Tag Archives: time home buyer

Do You Really Want To Buy A Condo ?

How to get a home loan is a lot harder than it was and it can be a lot more tricky when it comes to buying a condo.   There is one very important thing you have to do if after reading this you still want to buy a condo, which I will share with you so just keep reading.    I do get a lot of people asking me about qualifying to buy a condo since condos are usually cheaper in price than homes.  Now typically a condo will sell for much less than a home making it very attractive, but it does not mean that its less expensive than a home.  I know that sounds confusing I will explain.

I have to be honest, I do not like condos much.

Not that they do not have their place and you cannot get a good investment on one.  Or that those that buy condos hate them.  But I will explain cons and what you need to know before buying a condo or venturing into one.

1) Depending on the monthly HOA sometimes those monthly payments with your mortgage payments you total payment is the same and sometimes more than buying a home.

2) Because a lot of condos become rentals which some lenders will not do the loan on them because too many of the units are rented out, and sometimes the HOA’s have financial issues getting a loan for a condo can actually be a lot harder than it would be getting regular home loan.

3) Remembe HOA’s come with rules, such as leaving your garage door open or even what kind of door  knocker you can have on your door.  Which can result in a fine for not following the rules.

4) HOA ‘s almost always go with inflation so maybe the monthly dues are $150.00 there is no guarantee that they will stay there, something to keep in mind if your budget is tight.

5) Last but not least is that condo’s do not appreciate the same as a home on its own lot would.  They still appreciate of course but not the same as a home.

After all that you still want to buy a Condo I can help you get the loan for it.  But here is what you need to know.

Now a condo is great for those that have no time for yard work.   Or even those that like to entertain if the development has a nice club house or pool.  And being that they sell for less than a home it makes it easier to buy with smaller down payments than a home.
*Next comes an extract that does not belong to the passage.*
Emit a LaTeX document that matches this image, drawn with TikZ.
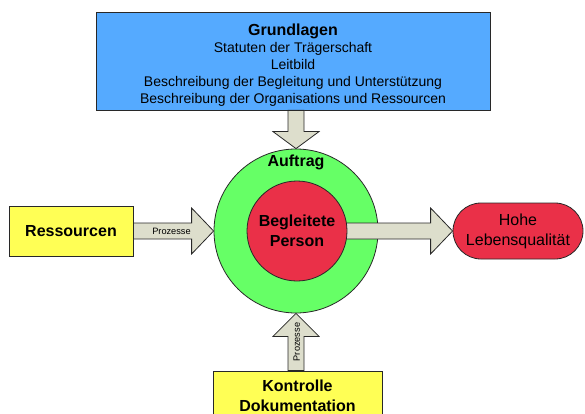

But you do need to check if the condo complex is on the FHA hud approved list especially if you are a first time home buyer.    Here is the link below to see if your condo complex qualifies.  If you need help in getting a home loan whether that be a FHA , VA or just a convention loan let me know and we can see what you qualify for.  If your condo is not approved it can be difficult getting a loan, basically this means that condo complex may have financial difficulties or that there are too many renters in that complex.  Meaning that you may not get the best rate possible or may have to put down a large down payment.

Good Luck ..

Click Here To See If Your Condo Is Approved.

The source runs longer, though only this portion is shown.